Upon these issues the parties proceeded in the case, and evidence on both sides was offered, which is stated at large in the record. And, as neither party demanded a jury, the fact as well as the law was, according to the Louisiana practice, submitted to the court.

4

The plaintiff in error has not presented any argument in this court, nor assigned any particular error of which he complains. None of the testimony on either side appears to have been objected to in the Circuit Court. Nor does it appear, from the pleadings, or by exception, or by the opinion of the court, that any question of law arose or was decided in the case. On the contrary, the opinion of the court, inserted in the record, according to the Louisiana practice, states that, being satisfied that the defendant in error had fully substantiated the allegations in his petition, the court proceeded to give judgment in his favor. The language of the opinion, when taken in connection with the pleadings and issues, implies that the case turned upon the comparative weight of the testimony; upon the fact, and not upon the law. And, whether the fact was rightly decided or not, according to the evidence, is not open to inquiry in this court.

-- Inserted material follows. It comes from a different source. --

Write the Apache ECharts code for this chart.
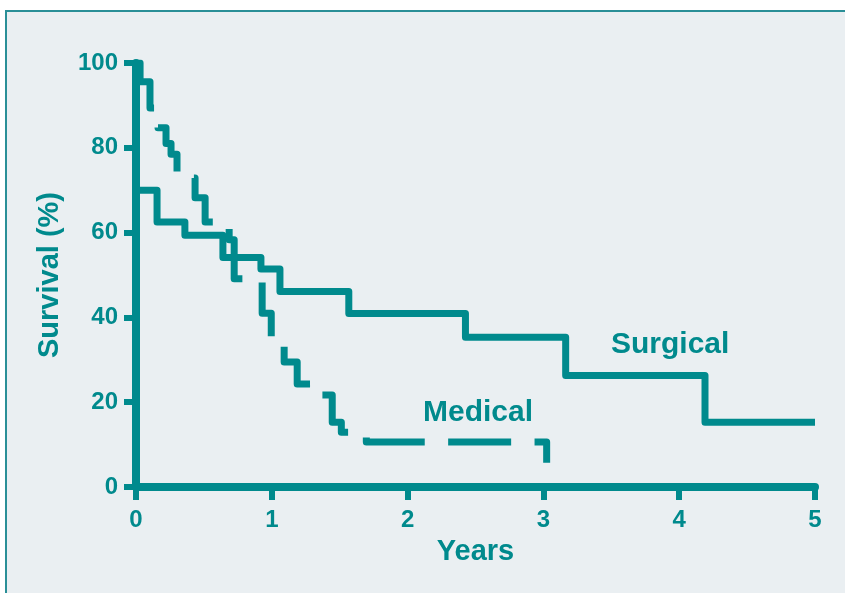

The decision of the court below, in this respect, is as conclusive as the verdict of a jury when the case is brought here by writ of error. And, as no error in law appears in the record, the judgment of the Circuit Court must be affirmed.

Order.

5

This cause came on to be heard on the transcript of the record from the Circuit Court of the United States for the Eastern District of Louisiana, and was argued by counsel. On consideration whereof, it is now here ordered and adjudged by this court, that the judgment of the said Circuit Court in this cause be, and the same is hereby, affirmed, with costs and damages, at the rate of six per centum per annum.

1

S. P. Saulet v. Shepherd, 4 Wall., 502; Insurance Co. v. Tweed, 7 Id., 44; Bassett v. United States, 9 Id., 38; Norris v. Jackson, Id., 125; Copelin v. Insurance Co., Id., 461. See Burr v. Des Moines Co., 1 Wall., 103; City of Richmond v. Smith, 15 Id., 438; Mercantile Mut. Ins. Co. v. Folsom, 18 Id., 249; The Abbotsford, 8 Otto, 442.